ESPN Final Round Golf / JGTO Kounin Golf Master Mobile: Japan Golf Tour Game - At the core, these are the same thing, at least as far as hitting the ball and the courses—the former was made by reskinning the latter. However, the adaptation changed the overall gameplay so much, I think of them as different games. The shot mechanic is standard, if a little awkward. Golf Master has good sprites and a choice of two characters, boy and girl, who play against a progression of JPT players of the time, making for a fun story mode. Final Round ditches any story, replacing it with playing as any of a dozen PGA players, all dudes, boo, all rendered in that uncanny faux realism further weakened by bland animations, yuck. One amusing detail (in both) is the 3D flyover of each hole before teeing up: it’s animated using 2D sprites and such a short render distance that it glitches so, so hard it’s almost charming. Final Round: 3/5 / Kounin Golf Master: 4/5

Kurohige no Golf Shiyou yo (Kurohige’s Let’s Golf) - Holy shit, it’s a fully 3D game for GBA. It manages this by using very large polygons for the landscape, but it’s fully and dynamically 3D. The very pretty sprites are 2D, pasted over that low-res world, but peoples, it’s still damn cool. The gameplay is not as expansive as the Mario Golfs, but there’s still a lot there, and the shot mechanic is solid. Note this was a Japan-only release, with no translation. Kurohige (“Blackbeard”) is a character from a minor franchise known in English as Pop-Up Pirate, and if they used character designs from the anime, that would explain their quality. 5/5

Mario Golf Advance Tour - Takes everything good about Mario Golf and improves it, with the art and sprites being only the most obvious. There’s a dynamic indication of where you’re aiming, given your current settings. The power bar is no longer just visual, and it adjusts based on the lie (so much less arithmetic). Same four courses as Mario Golf, but with most holes revamped (a few are unchanged), and the bonus course is ridiculous and a total hoot. This is, quite simply, the best golf retro game I know—only Neo Turf Masters and the PSP versions of Everybody’s Golf come close. 5/5, no notes

Not that I ever get obsessive or anything.

---L.

Subject quote from Espresso, Sabrina Carpenter.

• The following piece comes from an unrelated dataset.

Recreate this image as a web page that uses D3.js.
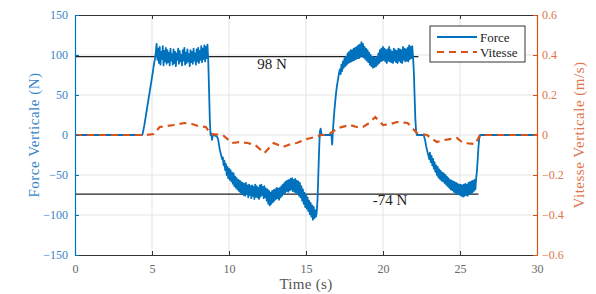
<!DOCTYPE html>
<html>
<head>
<meta charset="utf-8">
<script src="https://cdn.jsdelivr.net/npm/d3@7"></script>
<style>
  body { margin: 0; background: #fff; }
  svg text { font-family: "Liberation Serif", "Times New Roman", serif; }
</style>
</head>
<body>
<svg id="chart" width="596" height="294" font-family="Liberation Serif"></svg>
<script>
// FORCE / VITESSE CHART

// DATA
// force sampled every 0.05 s from 0 to 30 s (one line per second)
var sampleStep = 0.05;
var forceN = [
  0, 0, 0, 0, 0, 0, 0, 0, 0, 0, 0, 0, 0, 0, 0, 0, 0, 0, 0, 0,
  0, 0, 0, 0, 0, 0, 0, 0, 0, 0, 0, 0, 0, 0, 0, 0, 0, 0, 0, 0,
  0, 0, 0, 0, 0, 0, 0, 0, 0, 0, 0, 0, 0, 0, 0, 0, 0, 0, 0, 0,
  0, 0, 0, 0, 0, 0, 0, 0, 0, 0, 0, 0, 0, 0, 0, 0, 0, 0, 0, 0,
  0, 0, 0, 0, 0, 0, 0, 0, 2, 7, 12, 18, 24, 30, 36, 42, 48, 54, 60, 66,
  72, 78, 85, 91, 96, 104, 114, 94, 108, 90, 110, 88, 104, 95, 111, 87, 105, 92, 109, 89,
  106, 91, 103, 87, 108, 93, 101, 88, 107, 90, 104, 86, 102, 94, 108, 89, 105, 92, 100, 87,
  106, 93, 109, 88, 103, 90, 107, 92, 101, 86, 106, 91, 104, 89, 108, 93, 102, 88, 107, 92,
  109, 90, 105, 94, 111, 91, 108, 95, 112, 92, 110, 96, 113, 94, 60, 22, 0, 2, -6, 0,
  0, 0, -1, -1, -2, -3, -6, -12, -18, -22, -26, -30, -28, -38, -32, -44, -36, -50, -40, -54,
  -42, -56, -44, -58, -47, -61, -48, -64, -52, -66, -54, -68, -56, -70, -57, -72, -59, -73, -60, -75,
  -61, -76, -60, -74, -63, -78, -62, -75, -64, -79, -63, -76, -65, -80, -62, -77, -64, -78, -66, -80,
  -63, -77, -62, -75, -65, -79, -64, -78, -67, -82, -68, -86, -70, -88, -72, -86, -70, -84, -69, -82,
  -68, -80, -66, -79, -67, -81, -66, -78, -64, -76, -62, -74, -60, -72, -58, -70, -57, -71, -56, -69,
  -55, -68, -54, -70, -56, -71, -55, -72, -57, -73, -58, -76, -60, -78, -64, -82, -68, -86, -72, -90,
  -75, -92, -78, -95, -82, -99, -85, -102, -88, -106, -90, -104, -94, -102, -96, -80, -50, -20, 4, 8,
  2, 0, 0, 0, 0, 0, 0, 0, 0, 0, 0, 0, 0, 0, -12, 6, 20, 32, 42, 52,
  60, 66, 72, 78, 82, 76, 88, 80, 92, 84, 96, 86, 98, 88, 102, 90, 104, 91, 106, 92,
  106, 93, 108, 94, 109, 95, 110, 96, 112, 96, 113, 98, 116, 99, 114, 97, 110, 95, 108, 93,
  106, 91, 103, 88, 100, 86, 98, 84, 97, 85, 96, 86, 98, 88, 102, 90, 106, 92, 108, 93,
  110, 94, 108, 92, 106, 90, 107, 93, 110, 92, 106, 91, 104, 90, 108, 93, 106, 91, 105, 90,
  108, 93, 107, 91, 106, 90, 110, 94, 108, 92, 107, 93, 109, 92, 112, 95, 110, 96, 111, 97,
  80, 50, 20, 4, 0, 0, 0, 0, 0, 0, 0, 0, 0, 0, -4, -8, -14, -18, -22, -26,
  -30, -22, -34, -26, -38, -30, -42, -34, -46, -38, -50, -40, -53, -43, -55, -45, -57, -47, -58, -48,
  -60, -50, -62, -52, -64, -54, -66, -56, -68, -57, -69, -58, -71, -59, -72, -60, -73, -61, -74, -62,
  -75, -62, -76, -63, -77, -62, -76, -61, -75, -62, -76, -60, -74, -59, -73, -58, -72, -57, -70, -56,
  -68, -54, -45, -30, -15, -4, 0, 0, 0, 0, 0, 0, 0, 0, 0, 0, 0, 0, 0, 0,
  0, 0, 0, 0, 0, 0, 0, 0, 0, 0, 0, 0, 0, 0, 0, 0, 0, 0, 0, 0,
  0, 0, 0, 0, 0, 0, 0, 0, 0, 0, 0, 0, 0, 0, 0, 0, 0, 0, 0, 0,
  0, 0, 0, 0, 0, 0, 0, 0, 0, 0, 0, 0, 0, 0, 0, 0, 0, 0, 0, 0,
  0
];

var vitesseT = [0, 4.6, 5.1, 5.5, 6.0, 6.4, 7.1, 7.6, 8.0, 8.5, 8.8, 9.6, 10.2, 10.7, 11.2, 11.7,
  12.3, 12.9, 13.5, 14.0, 14.4, 15.05, 15.6, 16.0, 16.4, 17.1, 17.85, 18.3, 18.7, 19.1, 19.5,
  20.0, 20.5, 20.9, 21.6, 22.2, 22.85, 23.5, 24.0, 24.8, 25.2, 26.0, 26.3, 30];
var vitesseV = [0, 0, 0.005, 0.04, 0.045, 0.05, 0.06, 0.055, 0.045, 0.04, 0.005, 0, -0.04, -0.035, -0.04, -0.05,
  -0.09, -0.04, -0.06, -0.045, -0.04, -0.02, -0.01, 0, 0, 0.035, 0.05, 0.04, 0.04, 0.06, 0.09,
  0.05, 0.055, 0.065, 0.06, 0.01, 0, -0.035, -0.025, -0.015, -0.04, -0.045, 0, 0];

// reference levels
var refValues = [98, -74];
var refEnds = [22.3, 26.2];
var refLabels = ["98 N", "-74 N"];
var refLabelT = [12.8, 20.45];

var xTicks = [0, 5, 10, 15, 20, 25, 30];
var leftTicks = [-150, -100, -50, 0, 50, 100, 150];
var rightTicks = [-0.6, -0.4, -0.2, 0, 0.2, 0.4, 0.6];
var seriesNames = ["Force", "Vitesse"];

// COLORS
var blue = "#0072BD";
var orange = "#D95319";
var blueText = "#3a86c6";
var orangeText = "#e0744a";

// DRAWING AREA
var plotLeft = 75, plotRight = 537, plotTop = 15, plotBottom = 255;

var svg = d3.select("#chart");

var xScale = d3.scaleLinear().domain([0, 30]).range([plotLeft, plotRight]);
var yForce = d3.scaleLinear().domain([-150, 150]).range([plotBottom, plotTop]);
var yVit = d3.scaleLinear().domain([-0.6, 0.6]).range([plotBottom, plotTop]);

// GRID
svg.append("g").selectAll("line")
  .data(xTicks.slice(1, -1))
  .enter().append("line")
  .attr("x1", d => xScale(d)).attr("x2", d => xScale(d))
  .attr("y1", plotTop).attr("y2", plotBottom)
  .style("stroke", "#e3e3e3").style("stroke-width", 1);

svg.append("g").selectAll("line")
  .data(leftTicks.slice(1, -1))
  .enter().append("line")
  .attr("x1", plotLeft).attr("x2", plotRight)
  .attr("y1", d => yForce(d)).attr("y2", d => yForce(d))
  .style("stroke", "#e3e3e3").style("stroke-width", 1);

// AXES
var xAxisBottom = d3.axisBottom(xScale).tickValues(xTicks).tickSizeInner(-4).tickSizeOuter(0).tickPadding(9);
var xAxisTop = d3.axisTop(xScale).tickValues(xTicks).tickSizeInner(-4).tickSizeOuter(0).tickFormat("");
var yAxisLeft = d3.axisLeft(yForce).tickValues(leftTicks).tickSizeInner(-4).tickSizeOuter(0).tickPadding(7);
var yAxisRight = d3.axisRight(yVit).tickValues(rightTicks).tickSizeInner(-4).tickSizeOuter(0).tickPadding(5)
  .tickFormat(d => d === 0 ? "0" : d3.format(".1f")(d));

function styleAxis(g, color, textColor) {
  g.attr("font-family", "Liberation Serif");
  g.select(".domain").style("stroke", color).style("stroke-width", 1.2);
  g.selectAll(".tick line").style("stroke", color);
  g.selectAll(".tick text").style("fill", textColor).style("font-size", "12px");
}

svg.append("g").attr("transform", "translate(0," + plotBottom + ")").call(xAxisBottom)
  .call(g => styleAxis(g, "#333", "#666"));
svg.append("g").attr("transform", "translate(0," + plotTop + ")").call(xAxisTop)
  .call(g => styleAxis(g, "#333", "#666"));

// REFERENCE LINES
refValues.forEach(function (v, i) {
  svg.append("line")
    .attr("x1", xScale(0)).attr("x2", xScale(refEnds[i]))
    .attr("y1", yForce(v)).attr("y2", yForce(v))
    .style("stroke", "#222").style("stroke-width", 1.3);
});

// FORCE LINE
var forceLine = d3.line()
  .x((d, i) => xScale(i * sampleStep))
  .y(d => yForce(d));

svg.append("path")
  .datum(forceN)
  .attr("d", forceLine)
  .style("fill", "none").style("stroke", blue).style("stroke-width", 1.8)
  .style("stroke-linejoin", "round");

// VITESSE LINE
var vitLine = d3.line()
  .x((d, i) => xScale(vitesseT[i]))
  .y(d => yVit(d));

svg.append("path")
  .datum(vitesseV)
  .attr("d", vitLine)
  .style("fill", "none").style("stroke", orange).style("stroke-width", 2.2)
  .style("stroke-dasharray", "7,5");

// LEFT / RIGHT AXES on top of lines
svg.append("g").attr("transform", "translate(" + plotLeft + ",0)").call(yAxisLeft)
  .call(g => styleAxis(g, blue, blueText));
svg.append("g").attr("transform", "translate(" + plotRight + ",0)").call(yAxisRight)
  .call(g => styleAxis(g, orange, orangeText));

// REFERENCE LABELS
refValues.forEach(function (v, i) {
  svg.append("text")
    .attr("x", xScale(refLabelT[i]))
    .attr("y", yForce(v) + (v > 0 ? 12.5 : 11))
    .attr("text-anchor", "middle")
    .style("font-size", "15px").style("fill", "#222")
    .text(refLabels[i]);
});

// AXIS TITLES
svg.append("text")
  .attr("x", (plotLeft + plotRight) / 2).attr("y", 289)
  .attr("text-anchor", "middle")
  .style("font-size", "15px").style("fill", "#555").style("letter-spacing", "0.3px")
  .text("Time (s)");

svg.append("text")
  .attr("transform", "translate(39," + ((plotTop + plotBottom) / 2) + ") rotate(-90)")
  .attr("text-anchor", "middle")
  .style("font-size", "15px").style("fill", blueText).style("letter-spacing", "0.5px")
  .text("Force Verticale (N)");

svg.append("text")
  .attr("transform", "translate(584," + ((plotTop + plotBottom) / 2) + ") rotate(-90)")
  .attr("text-anchor", "middle")
  .style("font-size", "15px").style("fill", orangeText).style("letter-spacing", "0.5px")
  .text("Vitesse Verticale (m/s)");

// LEGEND
var legend = svg.append("g").attr("transform", "translate(430,26)");
legend.append("rect")
  .attr("width", 95).attr("height", 36)
  .style("fill", "#fff").style("stroke", "#333").style("stroke-width", 1);

seriesNames.forEach(function (name, i) {
  legend.append("line")
    .attr("x1", 7).attr("x2", 47)
    .attr("y1", 11 + i * 15).attr("y2", 11 + i * 15)
    .style("stroke", i === 0 ? blue : orange)
    .style("stroke-width", i === 0 ? 2 : 2.2)
    .style("stroke-dasharray", i === 0 ? null : "7,5");
  legend.append("text")
    .attr("x", 50).attr("y", 15.5 + i * 15)
    .style("font-size", "13px").style("fill", "#222")
    .text(name);
});
</script>
</body>
</html>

Date: 8 August 2025 12:21 pm (UTC)
pauraque: bird flying (Default)
From: [personal profile] pauraque
I never had a Game Boy but my brother did, so I do remember some games, though I don't think he had any of these. (Where on earth were his priorities?) I do feel like I have gained new insight into what Lee Carvallo's Putting Challenge was parodying.

a choice of two characters, boy and girl, who play against a progression of JPT players

Somehow this makes me picture Mike Tyson's Punch-Out, but with golf.